The last strophe (vv. 9-12) continues the strain begun in ver. 8, but with significant deepening into confession of the sins of the existing generation. The psalmist knows that the present disaster is no case of the fathers having eaten sour grapes and the children's teeth being set on edge, but that he and his contemporaries had repeated the fathers transgressions. The ground of his plea for cleansing and deliverance is the glory of God's name, which he emphatically puts at the end of both clauses of ver. 9. He repeats the same thought in another form in the question of ver. 10,410 "Why should the heathen say, Where is their God?" If Israel, sinful though it is, and therefore meriting chastisement, is destroyed, there will be a blot on God's name, and the "heathen" will take it as proof, not that Israel's God was just, but that He was too feeble or too far off to hear prayers or to send succours. It is bold faith which blends acknowledgment of sins with such a conviction of the inextricable intertwining of God's glory and the sinners' deliverance. Lowly confession is wonderfully wedded to confidence that seems almost too lofty. But the confidence is in its inmost core as lowly as the confession, for it disclaims all right to God's help, and clasps His name as its only but sufficient plea.

The final strophe dwells more on the sufferings of the survivors than the earlier parts of the psalm do, and in this respect contrasts with Psalm lxxiv., which is all but entirely silent as to these. Not only does the spilt blood of dead confessors cry for vengeance, since they died for their faith, as "Thy servants," but the groans and sighs of the living who are captives, and "sons of death"—i.e., doomed to die, if unrescued by God—appeal to Him. The expressions "the groaning of the captive" and "the sons of death" occur in Psalm cii. 20, from which, if this is a composition of Maccabean date, they are here quoted. The strophe ends with recurring to the central thought of both this and the companion psalm—the reproach on God from His servants' calamities—and prays that the enemies' taunts may be paid back into their bosoms sevenfold—i.e., in fullest measure.

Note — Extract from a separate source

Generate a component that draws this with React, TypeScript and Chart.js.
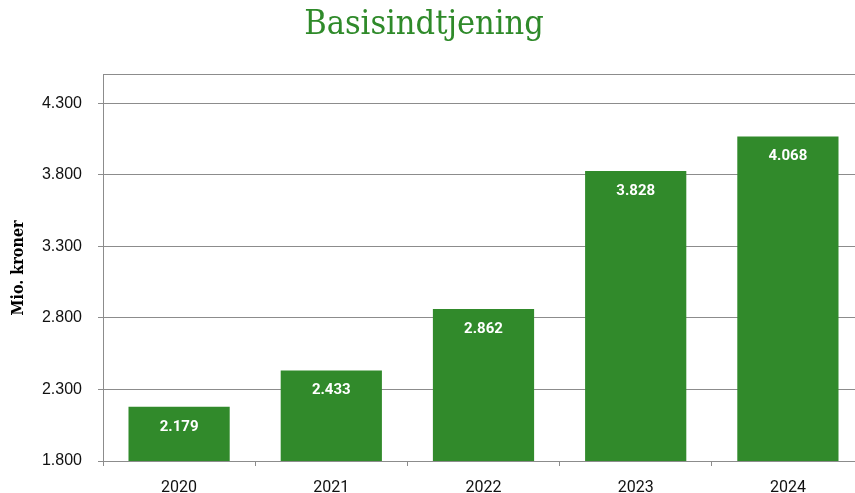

The epilogue in ver. 13 has the image of a flock, so frequent in the Asaph psalms, suggesting tender thoughts of the shepherd's care and of his obligations.411 Deliverance will evoke praise, and, instead of the sad succession of sin and suffering from generation to generation, the solidarity of the nation will be more happily expressed by ringing songs, transmitted from father to son, and gathering volume as they flow from age to age.